In a saucepan over medium-high heat, heat ½ cup of turkey fat and ½ cup of flour to make a roux: Sprinkle the flour into the pan stirring constantly until the flour is a nice dark-tan color. Add all of the remaining drippings along with some chopped carrot, onion, and poultry seasonings or herbs for added flavor. Cook over medium-high heat until for five to ten minutes or so until the vegetables have released their flavor. Continue stirring while adding the reserved broth and ½ cup of white wine; allow the gravy to simmer and thicken a while.
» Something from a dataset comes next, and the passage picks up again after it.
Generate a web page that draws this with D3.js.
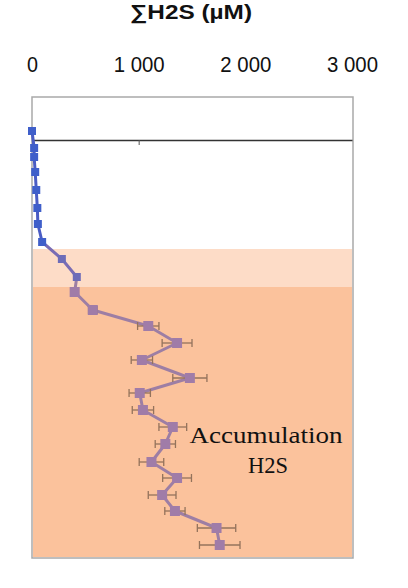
<html>
<head>
    <style>
        body {
            margin: 0;
            background: white;
            font-family: "Liberation Sans", Arial, sans-serif;
        }
    </style>
    <script src="https://cdn.jsdelivr.net/npm/d3@7/dist/d3.min.js"></script>
</head>
<body>
    <div class="mainView"></div>
</body>
<script>
    // depth below the sediment surface (mm), negative = water above
    const depths = [-4.5, 4, 8.5, 16, 25, 34, 42, 51, 59.5, 68.5, 76, 85, 93, 101.5,
                    110, 119, 126.5, 135, 143.5, 152, 161, 169, 177.5, 185.5, 194, 202.5];
    // sum H2S (uM) and its error
    const h2s = [0, 20, 20, 30, 40, 50, 55, 95, 280, 420, 400, 570, 1090, 1360,
                 1030, 1480, 1010, 1040, 1320, 1250, 1120, 1360, 1220, 1340, 1730, 1760];
    const h2sErr = [0, 0, 0, 0, 0, 0, 0, 0, 10, 20, 20, 40, 100, 140,
                    100, 160, 100, 100, 130, 95, 115, 135, 130, 95, 180, 190];
    const xTicks = [0, 1000, 2000, 3000];
    const transitionZone = [54.5, 73.5];
    const accumulationZone = [73.5, 208.5];
    const depthExtent = [-21.5, 209];
    const accLabel = ["Accumulation", "H2S"];

    function getChartConfig() {
        let width = 408;
        let height = 588;
        let svg = d3.select(".mainView")
            .append("svg")
            .attr("width", width)
            .attr("height", height);
        return { width, height, svg };
    }

    function getChartScales() {
        let xScale = d3.scaleLinear()
            .domain([0, 3000])
            .range([32, 352]);
        let yScale = d3.scaleLinear()
            .domain(depthExtent)
            .range([97, 558]);
        return { xScale, yScale };
    }

    function zoneOf(d) {
        if (d > accumulationZone[0]) return "acc";
        if (d > transitionZone[0]) return "trans";
        return "top";
    }

    const lineColor = { top: "#4a5cc4", trans: "#7a6cb4", acc: "#9d7ea4" };
    const markColor = { top: "#3f5fca", trans: "#6d6cb8", acc: "#a07ca8" };

    function drawBackground(scales, config) {
        let { xScale, yScale } = scales;
        let { svg } = config;
        svg.append("rect")
            .attr("x", 32).attr("y", yScale(depthExtent[0]))
            .attr("width", 321).attr("height", yScale(depthExtent[1]) - yScale(depthExtent[0]))
            .attr("fill", "white");
        svg.append("rect")
            .attr("x", 33).attr("y", yScale(transitionZone[0]))
            .attr("width", 319).attr("height", yScale(transitionZone[1]) - yScale(transitionZone[0]))
            .attr("fill", "#fddcc7");
        svg.append("rect")
            .attr("x", 33).attr("y", yScale(accumulationZone[0]))
            .attr("width", 319).attr("height", yScale(accumulationZone[1]) - yScale(accumulationZone[0]))
            .attr("fill", "#fbc29c");
        svg.append("rect")
            .attr("x", 32).attr("y", yScale(depthExtent[0]))
            .attr("width", 321).attr("height", yScale(depthExtent[1]) - yScale(depthExtent[0]))
            .attr("fill", "none")
            .attr("stroke", "#a9a9a9")
            .attr("stroke-width", 1.5);
    }

    function drawAxes(scales, config) {
        let { xScale, yScale } = scales;
        let { svg } = config;
        let fmt = d3.formatLocale({ decimal: ",", thousands: " ", grouping: [3], currency: ["", ""] }).format(",");

        // labels above the plot
        let labels = svg.append("g")
            .attr("transform", "translate(0,72)")
            .call(d3.axisTop(xScale).tickValues(xTicks).tickFormat(fmt).tickSize(0).tickPadding(0));
        labels.select(".domain").remove();
        labels.selectAll("text")
            .attr("fill", "#111")
            .style("font-family", "'Liberation Sans', Arial, sans-serif")
            .style("font-size", "22px")
            .attr("textLength", d => d === 0 ? 11 : 51)
            .attr("lengthAdjust", "spacingAndGlyphs");

        // axis line at the surface
        let axisLine = svg.append("g")
            .attr("transform", "translate(0," + yScale(0) + ")")
            .call(d3.axisBottom(xScale).tickValues([1000]).tickSize(5).tickSizeOuter(0).tickFormat(""));
        axisLine.select(".domain").attr("stroke", "#333").attr("stroke-width", 1.3);
        axisLine.selectAll(".tick line").attr("stroke", "#555");

        svg.append("text")
            .attr("x", 191).attr("y", 19)
            .attr("text-anchor", "middle")
            .attr("font-weight", "bold")
            .attr("font-size", 20)
            .attr("fill", "#111")
            .attr("textLength", 122)
            .attr("lengthAdjust", "spacingAndGlyphs")
            .text("\u2211H2S (\u00b5M)");
    }

    function drawMarks(scales, config) {
        let { xScale, yScale } = scales;
        let { svg } = config;
        let pts = depths.map((d, i) => ({ depth: d, v: h2s[i], e: h2sErr[i], zone: zoneOf(d) }));

        let segs = d3.pairs(pts);
        svg.append("g").selectAll("line")
            .data(segs)
            .enter()
            .append("line")
            .attr("x1", d => xScale(d[0].v)).attr("y1", d => yScale(d[0].depth))
            .attr("x2", d => xScale(d[1].v)).attr("y2", d => yScale(d[1].depth))
            .attr("stroke", d => lineColor[d[1].zone])
            .attr("stroke-width", 3)
            .attr("stroke-linecap", "round");

        let err = svg.append("g")
            .selectAll("g")
            .data(pts.filter(d => d.e > 0))
            .enter()
            .append("g")
            .attr("stroke", "#94735c")
            .attr("stroke-width", 1.3);
        err.append("line")
            .attr("x1", d => xScale(d.v - d.e)).attr("x2", d => xScale(d.v + d.e))
            .attr("y1", d => yScale(d.depth)).attr("y2", d => yScale(d.depth));
        [-1, 1].forEach(s => {
            err.append("line")
                .attr("x1", d => xScale(d.v + s * d.e)).attr("x2", d => xScale(d.v + s * d.e))
                .attr("y1", d => yScale(d.depth) - 4).attr("y2", d => yScale(d.depth) + 4);
        });

        svg.append("g").selectAll("rect")
            .data(pts)
            .enter()
            .append("rect")
            .attr("x", d => xScale(d.v) - (d.zone === "acc" ? 5 : 4))
            .attr("y", d => yScale(d.depth) - (d.zone === "acc" ? 5 : 4))
            .attr("width", d => d.zone === "acc" ? 10 : 8)
            .attr("height", d => d.zone === "acc" ? 10 : 8)
            .attr("fill", d => markColor[d.zone]);

        let label = svg.append("g")
            .style("font-family", "'Liberation Serif', 'Times New Roman', serif")
            .attr("fill", "#111")
            .attr("font-size", 23)
            .attr("text-anchor", "middle");
        label.append("text")
            .attr("x", 266).attr("y", 443)
            .attr("textLength", 153).attr("lengthAdjust", "spacingAndGlyphs")
            .text(accLabel[0]);
        label.append("text")
            .attr("x", 268).attr("y", 473)
            .attr("textLength", 40).attr("lengthAdjust", "spacingAndGlyphs")
            .text(accLabel[1]);
    }

    function showData() {
        let config = getChartConfig();
        let scales = getChartScales();
        drawBackground(scales, config);
        drawAxes(scales, config);
        drawMarks(scales, config);
    }
    showData();
</script>
</html>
Strain out the solids and adjust salt, pepper and other seasonings if you wish.

The result — perfect deep flavorful gravy in record time.

Turkey Tip

A smart tip for crispy skin and juicy turkey is to rub your turkey with baking powder and salt the night before you cook it.

Turkey Dinner Pizza

Chances are you’ll have some leftover turkey. Why not bring out your Cast Elegance pizza stone once again and create a stunning Turkey Dinner Pizza using those delicious leftovers? Sure to be a crowd pleaser, this puts an adventurous spin on leftovers and beats sandwiches any day.

What you’ll need:

  • One quantity of pizza dough (check out our recipe from our Step-by-Step guide to grilling Pizza).
  • Pizza sauce (approx. 12 ounces—your choice of cranberry sauce, pesto, or garlic & olive oil)
  • Shredded turkey (1 – 2 cups)
  • Left over stuffing (1 – 2 cups)
  • Turkey gravy (approx. 1 cup)
  • Mozzarella (1-2 cups)


Preheat your pizza stone in the oven or grill on the highest setting for 20 to 30 minutes.
Roll out your dough on your generously floured pizza peel so it’s ready to be slipped onto the hot pizza stone.
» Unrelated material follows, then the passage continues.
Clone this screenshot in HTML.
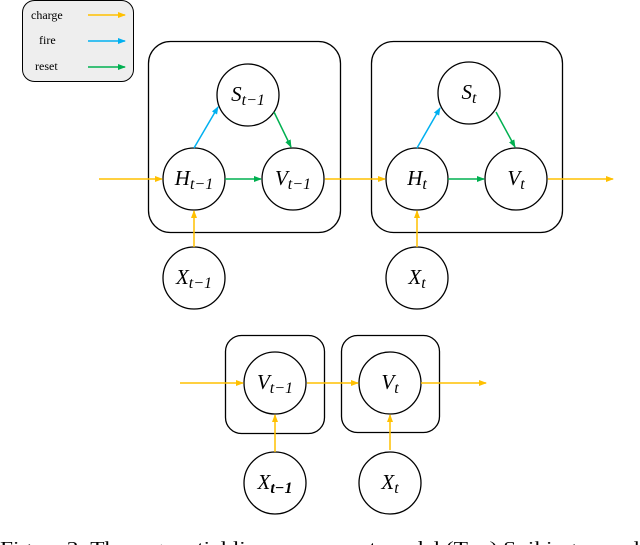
<!DOCTYPE html>
<html><head><meta charset="utf-8"><style>
html,body{margin:0;padding:0;background:#fff;width:640px;height:545px;overflow:hidden}
svg{display:block}
.m{font-family:"Liberation Serif",serif;font-style:italic;font-size:21px}
.s{font-size:16px}
</style></head><body>
<svg width="640" height="545" viewBox="0 0 640 545" xmlns="http://www.w3.org/2000/svg">
<defs>
<marker id="ao" markerWidth="8" markerHeight="8" refX="7" refY="4" orient="auto" markerUnits="userSpaceOnUse"><path d="M0,1 L8,4 L0,7 Z" fill="#FFC000"/></marker>
<marker id="ab" markerWidth="8" markerHeight="8" refX="7" refY="4" orient="auto" markerUnits="userSpaceOnUse"><path d="M0,1 L8,4 L0,7 Z" fill="#00B0F0"/></marker>
<marker id="ag" markerWidth="8" markerHeight="8" refX="7" refY="4" orient="auto" markerUnits="userSpaceOnUse"><path d="M0,1 L8,4 L0,7 Z" fill="#00B050"/></marker>
</defs>
<rect x="22.5" y="0.5" width="111" height="81" rx="12" fill="#eeeeee" stroke="#000" stroke-width="1"/>
<g font-family="Liberation Serif,serif" font-size="12" fill="#000">
<text x="31" y="19">charge</text><text x="39" y="44">fire</text><text x="35" y="70">reset</text></g>
<line x1="88" y1="15" x2="125" y2="15" stroke="#FFC000" stroke-width="1.5" marker-end="url(#ao)"/>
<line x1="88" y1="41" x2="125" y2="41" stroke="#00B0F0" stroke-width="1.5" marker-end="url(#ab)"/>
<line x1="88" y1="67" x2="125" y2="67" stroke="#00B050" stroke-width="1.5" marker-end="url(#ag)"/>
<rect x="148.5" y="41.5" width="192" height="191" rx="22" fill="none" stroke="#000" stroke-width="1.3"/>
<rect x="371.5" y="41.5" width="191" height="191" rx="22" fill="none" stroke="#000" stroke-width="1.3"/>
<g fill="#fff" stroke="#000" stroke-width="1.3">
<circle cx="248" cy="95" r="31"/><circle cx="194" cy="179" r="31"/><circle cx="293" cy="179" r="31"/><circle cx="194" cy="278" r="31"/>
<circle cx="469" cy="93" r="31"/><circle cx="417" cy="179" r="31"/><circle cx="516" cy="179" r="31"/><circle cx="417" cy="278" r="31"/>
<circle cx="275" cy="383" r="31"/><circle cx="390" cy="383" r="31"/><circle cx="275" cy="483" r="31"/><circle cx="390" cy="483" r="31"/>
</g>
<g stroke-width="1.5" fill="none">
<line x1="99" y1="179" x2="162" y2="179" stroke="#FFC000" marker-end="url(#ao)"/>
<line x1="325" y1="179" x2="385" y2="179" stroke="#FFC000" marker-end="url(#ao)"/>
<line x1="548" y1="179" x2="613" y2="179" stroke="#FFC000" marker-end="url(#ao)"/>
<line x1="194" y1="247" x2="194" y2="211" stroke="#FFC000" marker-end="url(#ao)"/>
<line x1="417" y1="247" x2="417" y2="211" stroke="#FFC000" marker-end="url(#ao)"/>
<line x1="194" y1="148" x2="218" y2="107" stroke="#00B0F0" marker-end="url(#ab)"/>
<line x1="417" y1="148" x2="440" y2="108" stroke="#00B0F0" marker-end="url(#ab)"/>
<line x1="225" y1="179" x2="261" y2="179" stroke="#00B050" marker-end="url(#ag)"/>
<line x1="448" y1="179" x2="484" y2="179" stroke="#00B050" marker-end="url(#ag)"/>
<line x1="274" y1="112" x2="291" y2="147" stroke="#00B050" marker-end="url(#ag)"/>
<line x1="496" y1="112" x2="515" y2="147" stroke="#00B050" marker-end="url(#ag)"/>
</g>
<rect x="225.5" y="335.5" width="99" height="98" rx="16" fill="none" stroke="#000" stroke-width="1.3"/>
<rect x="341.5" y="335.5" width="98" height="97" rx="16" fill="none" stroke="#000" stroke-width="1.3"/>
<g stroke-width="1.5" fill="none" stroke="#FFC000">
<line x1="180" y1="383" x2="243" y2="383" marker-end="url(#ao)"/>
<line x1="307" y1="383" x2="358" y2="383" marker-end="url(#ao)"/>
<line x1="421" y1="383" x2="486" y2="383" marker-end="url(#ao)"/>
<line x1="275" y1="452" x2="275" y2="415" marker-end="url(#ao)"/>
<line x1="390" y1="450" x2="390" y2="415" marker-end="url(#ao)"/>
</g>
<g class="m" fill="#000">
<text x="248" y="101" text-anchor="middle">S<tspan class="s" dy="4">t−1</tspan></text>
<text x="194" y="185" text-anchor="middle">H<tspan class="s" dy="4">t−1</tspan></text>
<text x="293" y="185" text-anchor="middle">V<tspan class="s" dy="4">t−1</tspan></text>
<text x="194" y="284" text-anchor="middle">X<tspan class="s" dy="4">t−1</tspan></text>
<text x="469" y="99" text-anchor="middle">S<tspan class="s" dy="4">t</tspan></text>
<text x="417" y="185" text-anchor="middle">H<tspan class="s" dy="4">t</tspan></text>
<text x="516" y="185" text-anchor="middle">V<tspan class="s" dy="4">t</tspan></text>
<text x="417" y="284" text-anchor="middle">X<tspan class="s" dy="4">t</tspan></text>
<text x="275" y="389" text-anchor="middle">V<tspan class="s" dy="4">t−1</tspan></text>
<text x="390" y="389" text-anchor="middle">V<tspan class="s" dy="4">t</tspan></text>
<text x="275" y="489" text-anchor="middle">X<tspan class="s" dy="4" font-weight="bold">t−1</tspan></text>
<text x="390" y="489" text-anchor="middle">X<tspan class="s" dy="4">t</tspan></text>
</g>
<text x="0" y="553" font-family="Liberation Serif,serif" font-size="17" fill="#000" textLength="640" lengthAdjust="spacingAndGlyphs">Figure 2:  The sequential linear recurrent model (Top) Spiking neural</text>
</svg>
</body></html>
Spread a pizza sauce on the dough. Experiment with using either cranberry sauce, or a nice pesto sauce or even a slurry of garlic mixed with olive oil for a white sauce. Sprinkle the turkey and stuffing over the top of the pizza sauce. Then drizzle lightly with your turkey gravy.

Finally, top with mozzarella and bake in the oven for about 10 to 15 minutes or until the crust is crisp, golden brown.

There you have it: Perfect turkey pizza! Best enjoyed in the company of family and friends. Don’t forget to invite grandma!